- [Dataset excerpt]:
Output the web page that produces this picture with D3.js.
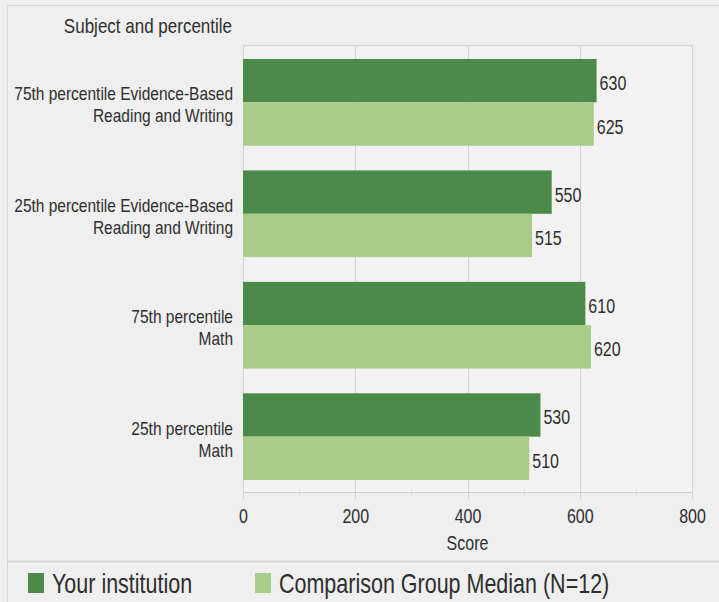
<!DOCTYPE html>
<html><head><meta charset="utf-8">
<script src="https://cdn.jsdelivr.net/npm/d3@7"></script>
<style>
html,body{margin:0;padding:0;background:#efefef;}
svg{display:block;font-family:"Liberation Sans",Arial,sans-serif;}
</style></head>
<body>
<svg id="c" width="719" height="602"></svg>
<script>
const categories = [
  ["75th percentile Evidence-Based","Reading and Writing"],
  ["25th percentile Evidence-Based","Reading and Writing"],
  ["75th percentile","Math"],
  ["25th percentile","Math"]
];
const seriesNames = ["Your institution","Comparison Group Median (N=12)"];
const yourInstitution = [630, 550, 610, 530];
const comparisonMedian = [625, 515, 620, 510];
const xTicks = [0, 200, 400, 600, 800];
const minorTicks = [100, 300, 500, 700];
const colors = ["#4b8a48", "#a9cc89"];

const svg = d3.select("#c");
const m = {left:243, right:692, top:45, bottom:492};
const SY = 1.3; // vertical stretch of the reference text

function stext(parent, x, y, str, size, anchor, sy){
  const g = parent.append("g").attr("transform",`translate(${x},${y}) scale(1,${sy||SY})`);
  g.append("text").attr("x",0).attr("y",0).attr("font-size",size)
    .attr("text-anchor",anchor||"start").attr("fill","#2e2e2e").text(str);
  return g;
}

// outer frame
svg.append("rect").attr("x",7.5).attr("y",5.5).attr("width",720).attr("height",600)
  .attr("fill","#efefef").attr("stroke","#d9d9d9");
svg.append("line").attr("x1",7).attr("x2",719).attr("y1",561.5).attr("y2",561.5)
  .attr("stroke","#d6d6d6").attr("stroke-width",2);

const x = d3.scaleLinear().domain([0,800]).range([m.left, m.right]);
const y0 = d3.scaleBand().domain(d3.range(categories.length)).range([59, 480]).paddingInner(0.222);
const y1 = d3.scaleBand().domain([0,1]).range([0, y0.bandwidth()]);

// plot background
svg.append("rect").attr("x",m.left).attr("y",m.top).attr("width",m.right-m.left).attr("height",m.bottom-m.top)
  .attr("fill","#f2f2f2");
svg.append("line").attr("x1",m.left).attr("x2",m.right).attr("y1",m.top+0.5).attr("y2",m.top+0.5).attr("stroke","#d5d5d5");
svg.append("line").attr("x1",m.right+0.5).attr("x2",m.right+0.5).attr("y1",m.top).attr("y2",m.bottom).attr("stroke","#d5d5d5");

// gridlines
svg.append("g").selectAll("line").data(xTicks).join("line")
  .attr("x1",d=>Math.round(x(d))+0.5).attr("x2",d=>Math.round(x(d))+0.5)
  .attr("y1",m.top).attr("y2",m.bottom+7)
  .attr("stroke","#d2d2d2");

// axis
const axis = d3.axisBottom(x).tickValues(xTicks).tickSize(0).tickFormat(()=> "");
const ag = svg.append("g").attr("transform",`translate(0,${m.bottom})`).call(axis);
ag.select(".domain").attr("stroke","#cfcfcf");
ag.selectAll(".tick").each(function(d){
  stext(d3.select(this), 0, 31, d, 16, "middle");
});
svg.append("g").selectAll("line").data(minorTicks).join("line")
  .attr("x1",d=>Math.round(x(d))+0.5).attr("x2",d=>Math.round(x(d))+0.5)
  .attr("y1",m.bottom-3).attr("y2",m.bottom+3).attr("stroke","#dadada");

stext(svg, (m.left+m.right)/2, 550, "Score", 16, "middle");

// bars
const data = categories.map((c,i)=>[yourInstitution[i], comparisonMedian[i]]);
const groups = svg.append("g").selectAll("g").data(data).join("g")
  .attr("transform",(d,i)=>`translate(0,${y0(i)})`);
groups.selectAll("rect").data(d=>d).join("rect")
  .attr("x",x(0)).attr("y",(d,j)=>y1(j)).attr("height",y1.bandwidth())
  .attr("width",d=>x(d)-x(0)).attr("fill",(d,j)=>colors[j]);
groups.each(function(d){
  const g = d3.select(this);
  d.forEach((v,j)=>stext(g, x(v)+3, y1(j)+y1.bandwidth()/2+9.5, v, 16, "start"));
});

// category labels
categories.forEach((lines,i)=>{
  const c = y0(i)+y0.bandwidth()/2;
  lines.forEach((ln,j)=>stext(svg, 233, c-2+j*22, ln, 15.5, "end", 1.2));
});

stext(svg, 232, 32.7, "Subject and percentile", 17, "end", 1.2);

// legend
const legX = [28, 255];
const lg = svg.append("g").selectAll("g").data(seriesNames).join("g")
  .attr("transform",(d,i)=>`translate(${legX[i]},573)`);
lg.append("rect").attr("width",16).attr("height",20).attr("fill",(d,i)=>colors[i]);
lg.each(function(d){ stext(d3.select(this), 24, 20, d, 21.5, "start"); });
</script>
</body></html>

- [Problem to solve]:
Reproduce the listing exactly. Leave its pictures out.

- [Completed exercise]:
Output the web page that produces this picture with D3.js.
<!DOCTYPE html>
<html><head><meta charset="utf-8">
<script src="https://cdn.jsdelivr.net/npm/d3@7"></script>
<style>
html,body{margin:0;padding:0;background:#efefef;}
svg{display:block;font-family:"Liberation Sans",Arial,sans-serif;}
</style></head>
<body>
<svg id="c" width="719" height="602"></svg>
<script>
const categories = [
  ["75th percentile Evidence-Based","Reading and Writing"],
  ["25th percentile Evidence-Based","Reading and Writing"],
  ["75th percentile","Math"],
  ["25th percentile","Math"]
];
const seriesNames = ["Your institution","Comparison Group Median (N=12)"];
const yourInstitution = [630, 550, 610, 530];
const comparisonMedian = [625, 515, 620, 510];
const xTicks = [0, 200, 400, 600, 800];
const minorTicks = [100, 300, 500, 700];
const colors = ["#4b8a48", "#a9cc89"];

const svg = d3.select("#c");
const m = {left:243, right:692, top:45, bottom:492};
const SY = 1.3; // vertical stretch of the reference text

function stext(parent, x, y, str, size, anchor, sy){
  const g = parent.append("g").attr("transform",`translate(${x},${y}) scale(1,${sy||SY})`);
  g.append("text").attr("x",0).attr("y",0).attr("font-size",size)
    .attr("text-anchor",anchor||"start").attr("fill","#2e2e2e").text(str);
  return g;
}

// outer frame
svg.append("rect").attr("x",7.5).attr("y",5.5).attr("width",720).attr("height",600)
  .attr("fill","#efefef").attr("stroke","#d9d9d9");
svg.append("line").attr("x1",7).attr("x2",719).attr("y1",561.5).attr("y2",561.5)
  .attr("stroke","#d6d6d6").attr("stroke-width",2);

const x = d3.scaleLinear().domain([0,800]).range([m.left, m.right]);
const y0 = d3.scaleBand().domain(d3.range(categories.length)).range([59, 480]).paddingInner(0.222);
const y1 = d3.scaleBand().domain([0,1]).range([0, y0.bandwidth()]);

// plot background
svg.append("rect").attr("x",m.left).attr("y",m.top).attr("width",m.right-m.left).attr("height",m.bottom-m.top)
  .attr("fill","#f2f2f2");
svg.append("line").attr("x1",m.left).attr("x2",m.right).attr("y1",m.top+0.5).attr("y2",m.top+0.5).attr("stroke","#d5d5d5");
svg.append("line").attr("x1",m.right+0.5).attr("x2",m.right+0.5).attr("y1",m.top).attr("y2",m.bottom).attr("stroke","#d5d5d5");

// gridlines
svg.append("g").selectAll("line").data(xTicks).join("line")
  .attr("x1",d=>Math.round(x(d))+0.5).attr("x2",d=>Math.round(x(d))+0.5)
  .attr("y1",m.top).attr("y2",m.bottom+7)
  .attr("stroke","#d2d2d2");

// axis
const axis = d3.axisBottom(x).tickValues(xTicks).tickSize(0).tickFormat(()=> "");
const ag = svg.append("g").attr("transform",`translate(0,${m.bottom})`).call(axis);
ag.select(".domain").attr("stroke","#cfcfcf");
ag.selectAll(".tick").each(function(d){
  stext(d3.select(this), 0, 31, d, 16, "middle");
});
svg.append("g").selectAll("line").data(minorTicks).join("line")
  .attr("x1",d=>Math.round(x(d))+0.5).attr("x2",d=>Math.round(x(d))+0.5)
  .attr("y1",m.bottom-3).attr("y2",m.bottom+3).attr("stroke","#dadada");

stext(svg, (m.left+m.right)/2, 550, "Score", 16, "middle");

// bars
const data = categories.map((c,i)=>[yourInstitution[i], comparisonMedian[i]]);
const groups = svg.append("g").selectAll("g").data(data).join("g")
  .attr("transform",(d,i)=>`translate(0,${y0(i)})`);
groups.selectAll("rect").data(d=>d).join("rect")
  .attr("x",x(0)).attr("y",(d,j)=>y1(j)).attr("height",y1.bandwidth())
  .attr("width",d=>x(d)-x(0)).attr("fill",(d,j)=>colors[j]);
groups.each(function(d){
  const g = d3.select(this);
  d.forEach((v,j)=>stext(g, x(v)+3, y1(j)+y1.bandwidth()/2+9.5, v, 16, "start"));
});

// category labels
categories.forEach((lines,i)=>{
  const c = y0(i)+y0.bandwidth()/2;
  lines.forEach((ln,j)=>stext(svg, 233, c-2+j*22, ln, 15.5, "end", 1.2));
});

stext(svg, 232, 32.7, "Subject and percentile", 17, "end", 1.2);

// legend
const legX = [28, 255];
const lg = svg.append("g").selectAll("g").data(seriesNames).join("g")
  .attr("transform",(d,i)=>`translate(${legX[i]},573)`);
lg.append("rect").attr("width",16).attr("height",20).attr("fill",(d,i)=>colors[i]);
lg.each(function(d){ stext(d3.select(this), 24, 20, d, 21.5, "start"); });
</script>
</body></html>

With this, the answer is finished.